Lessons from most successful schools abroad
Education trends from other nations are gaining cachet as political and educational leaders strive to bring American schools in line with the demands of the 21st-century global economy.
Petri Krook/Special to The Christian Science Monitor
These breaks provide a clear contrast between Finnish schools and their recess-starved counterparts in the United States. But it's not the contrasts on the surface that have prompted thousands of educators from around the world to visit this Nordic nation. Rather, it's their curiosity about what underlies an education system that boasts some of the highest scores among countries on PISA – a test of reading, math, and science literacy for 15-year-olds.

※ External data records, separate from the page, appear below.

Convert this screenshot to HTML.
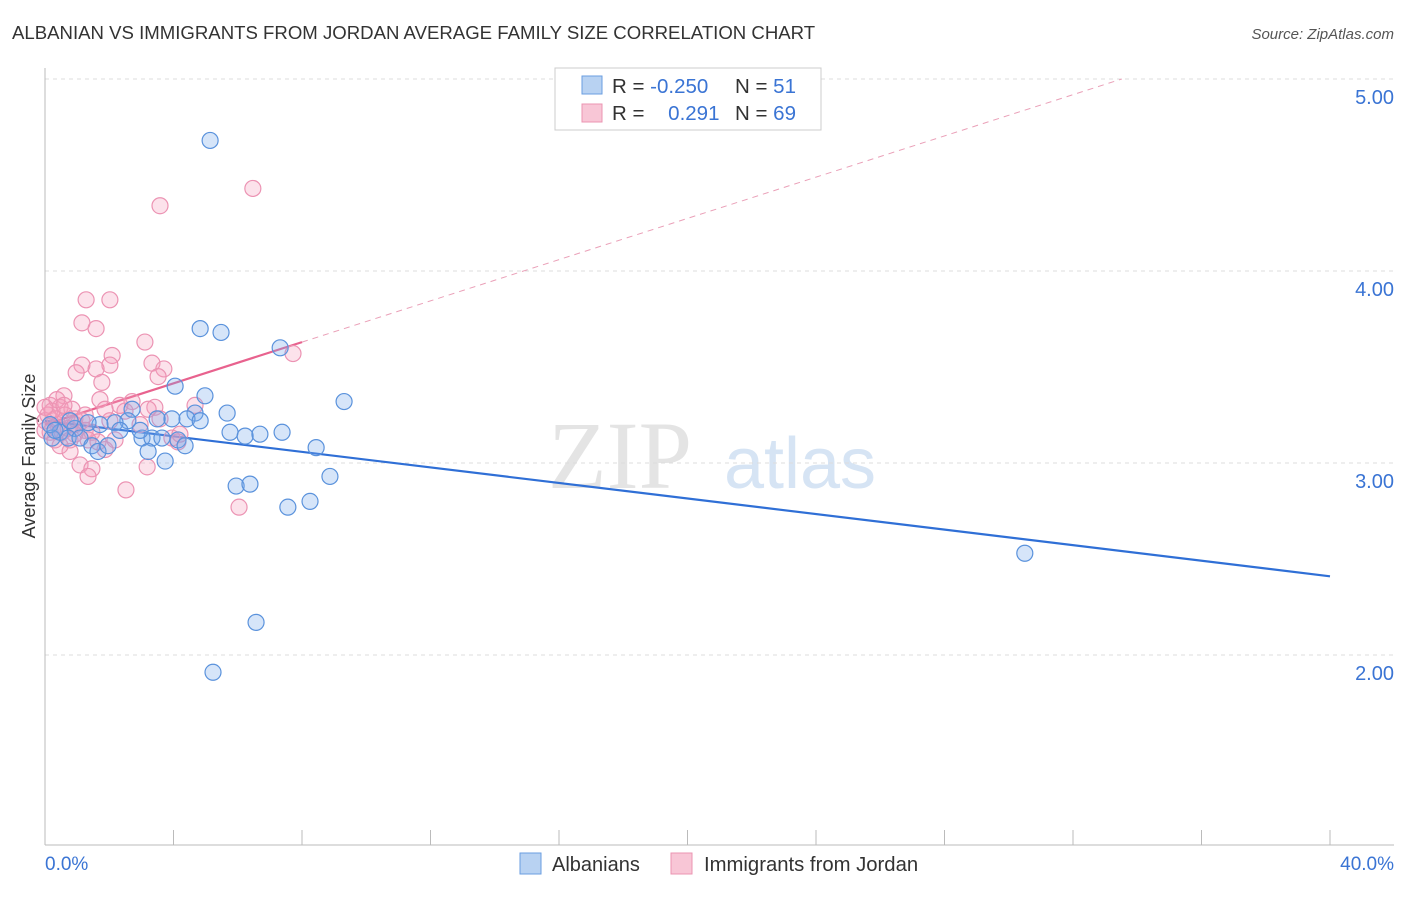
<!DOCTYPE html>
<html><head><meta charset="utf-8"><style>
body{margin:0;background:#fff;font-family:"Liberation Sans",sans-serif}
</style></head><body>
<svg id="c" width="1406" height="892" xmlns="http://www.w3.org/2000/svg">
<text x="12" y="39" font-size="18.6" fill="#333">ALBANIAN VS IMMIGRANTS FROM JORDAN AVERAGE FAMILY SIZE CORRELATION CHART</text>
<text x="1394" y="39" font-size="15" fill="#555" font-style="italic" text-anchor="end">Source: ZipAtlas.com</text>
<text x="35" y="456" font-size="18" fill="#333" text-anchor="middle" transform="rotate(-90 35 456)">Average Family Size</text>
<text x="620" y="488" font-size="96" fill="#e4e4e4" font-family="Liberation Serif" text-anchor="middle">ZIP</text>
<text x="800" y="488" font-size="72" fill="#d6e4f4" text-anchor="middle">atlas</text>
<g id="grid"></g><g id="axes"></g><g id="lines"></g><g id="pts"></g>
<g>
<rect x="555" y="68" width="266" height="62" fill="#fff" stroke="#ccc"/>
<rect x="582" y="76" width="20" height="18" fill="#b8d2f2" stroke="#6a9ee0"/>
<rect x="582" y="104" width="20" height="18" fill="#f8c6d6" stroke="#eb94b2"/>
<text x="612" y="93" font-size="20.5" fill="#333">R = <tspan fill="#3a74d4">-0.250</tspan></text>
<text x="735" y="93" font-size="20.5" fill="#333">N = <tspan fill="#3a74d4"> 51</tspan></text>
<text x="612" y="120" font-size="20.5" fill="#333">R = <tspan fill="#3a74d4" dx="18">0.291</tspan></text>
<text x="735" y="120" font-size="20.5" fill="#333">N = <tspan fill="#3a74d4">69</tspan></text>
</g>
<g>
<rect x="520" y="853" width="21" height="21" fill="#b8d2f2" stroke="#6a9ee0"/>
<text x="552" y="871" font-size="20" fill="#333">Albanians</text>
<rect x="671" y="853" width="21" height="21" fill="#f8c6d6" stroke="#eb94b2"/>
<text x="704" y="871" font-size="20.3" fill="#333">Immigrants from Jordan</text>
</g>
<text x="45" y="870" font-size="19" fill="#3a74d4">0.0%</text>
<text x="1394" y="870" font-size="19" fill="#3a74d4" text-anchor="end">40.0%</text>
</svg>
<script>
const yTicks=[5,4,3,2];
const yTickLabels=["5.00","4.00","3.00","2.00"];
const blueX=[5.14,4.83,5.48,7.32,9.31,4.05,4.98,5.67,4.67,4.42,3.95,3.49,2.71,2.58,2.18,1.71,1.34,0.93,0.47,0.22,0.72,1.09,1.46,1.65,1.96,3.02,3.33,3.64,4.14,4.36,5.76,6.23,6.69,7.38,8.44,3.21,3.74,5.95,6.38,7.56,8.25,8.87,6.57,5.23,30.5,0.16,0.31,2.33,2.96,0.78,4.83];
const blueY=[4.68,3.70,3.68,3.60,3.32,3.40,3.35,3.26,3.26,3.23,3.23,3.23,3.28,3.22,3.21,3.20,3.21,3.18,3.16,3.13,3.13,3.13,3.09,3.06,3.09,3.13,3.13,3.13,3.12,3.09,3.16,3.14,3.15,3.16,3.08,3.06,3.01,2.88,2.89,2.77,2.80,2.93,2.17,1.91,2.53,3.20,3.17,3.17,3.17,3.22,3.22];
const pinkX=[6.47,3.58,1.28,2.02,1.15,1.59,3.11,2.09,1.15,2.02,0.97,1.59,3.33,3.70,3.52,1.77,0.59,1.71,2.71,3.42,4.67,0.16,0.47,0.84,0.09,0.31,0.62,0.93,0,0.40,0.72,1.25,1.46,2.02,2.49,3.21,3.58,3.95,4.14,0.16,0.53,0.93,1.34,1.87,0.78,1.09,1.46,1.34,3.18,2.52,6.04,7.72,0,0.22,0.37,0.59,1.15,1.65,2.18,2.96,4.20,1.87,2.33,0.78,0.47,0,0.31,1.25,0.93];
const pinkY=[4.43,4.34,3.85,3.85,3.73,3.70,3.63,3.56,3.51,3.51,3.47,3.49,3.52,3.49,3.45,3.42,3.35,3.33,3.32,3.29,3.30,3.30,3.29,3.28,3.25,3.23,3.25,3.23,3.22,3.20,3.18,3.17,3.16,3.22,3.27,3.28,3.23,3.13,3.11,3.16,3.16,3.15,3.12,3.07,3.06,2.99,2.97,2.93,2.98,2.86,2.77,3.57,3.17,3.27,3.33,3.30,3.22,3.11,3.12,3.20,3.15,3.28,3.30,3.12,3.09,3.29,3.12,3.25,3.20];
const blueTrend=[3.22,2.41]; // y at x=0, x=40
const pinkTrend=[3.20,0.0537]; // intercept, slope per %
const NS="http://www.w3.org/2000/svg";
const sx=v=>45+v/40*1285, sy=v=>79+(5-v)*192;
function mk(t,a,p){const e=document.createElementNS(NS,t);for(const k in a)e.setAttribute(k,a[k]);document.getElementById(p).appendChild(e);return e;}
yTicks.forEach((t,i)=>{
 const l=mk('line',{x1:45,x2:1394,y1:sy(t),y2:sy(t),stroke:'#ddd','stroke-dasharray':'4,4'},'grid');
 
 
 const tx=mk('text',{x:1394,y:sy(t)+25,'font-size':20,fill:'#3a74d4','text-anchor':'end'},'grid');
 tx.textContent=yTickLabels[i];
 
 
});
mk('line',{x1:45,x2:45,y1:68,y2:845,stroke:'#bbb'},'axes');
mk('line',{x1:45,x2:1394,y1:845,y2:845,stroke:'#bbb'},'axes');
for(let i=0;i<=10;i++){const t=mk('line',{x1:sx(i*4),x2:sx(i*4),y1:830,y2:845,stroke:'#bbb'},'axes');
 
 }
function pts(X,Y,fill,stroke,name){X.forEach((x,i)=>{const c=mk('circle',{cx:sx(x),cy:sy(Y[i]),r:8,fill:fill,stroke:stroke,'stroke-width':1.2},'pts');
 
 });}
pts(pinkX,pinkY,'rgba(244,160,190,0.3)','#ec93b3','jordan-point');
pts(blueX,blueY,'rgba(120,170,235,0.3)','#5a92dc','albanian-point');
const bl=mk('line',{x1:sx(0),y1:sy(blueTrend[0]),x2:sx(40),y2:sy(blueTrend[1]),stroke:'#2f6fd6','stroke-width':2.2},'lines');


const xEnd=(5-pinkTrend[0])/pinkTrend[1];
const pd=mk('line',{x1:sx(8),y1:sy(pinkTrend[0]+8*pinkTrend[1]),x2:sx(xEnd),y2:sy(5),stroke:'#eaa0b8','stroke-width':1,'stroke-dasharray':'6,5'},'lines');


const pl=mk('line',{x1:sx(0),y1:sy(pinkTrend[0]),x2:sx(8),y2:sy(pinkTrend[0]+8*pinkTrend[1]),stroke:'#e8628e','stroke-width':2.2},'lines');


</script>
</body></html>
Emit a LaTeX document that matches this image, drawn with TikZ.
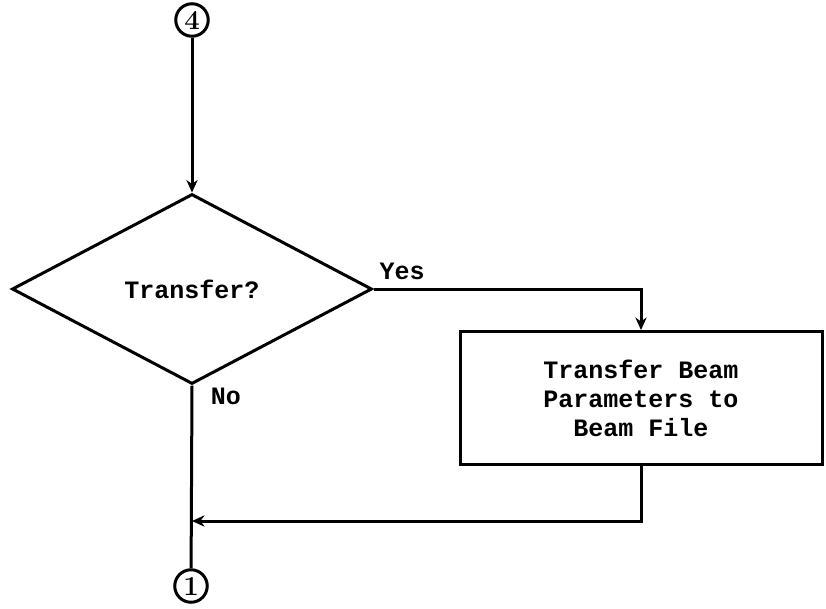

No single factor can explain the students' strong showing. They grow up in a highly literate, bilingual society (Finnish and Swedish, with most learning English as well). Finns also enjoy strong governmental supports for parental leave, day care, and healthcare (in exchange for high taxes), which means that problems associated with poverty don't show up at the schoolhouse door nearly as often as in the US.
One essential element, though, is the high caliber of Finland's teaching corps, education leaders say. "We trust our teachers," says Reijo Laukkanen, head of international relations at the Finnish National Board of Education in Helsinki. "That is very important, and it's not easy to realize in all countries – the culture of trust we have in Finland."
Since 1979, master's degrees have been required for teaching in primary and secondary schools. And the profession is so popular – even with its moderate salaries – that only 10 to 15 percent of applicants make it into university teacher-education programs.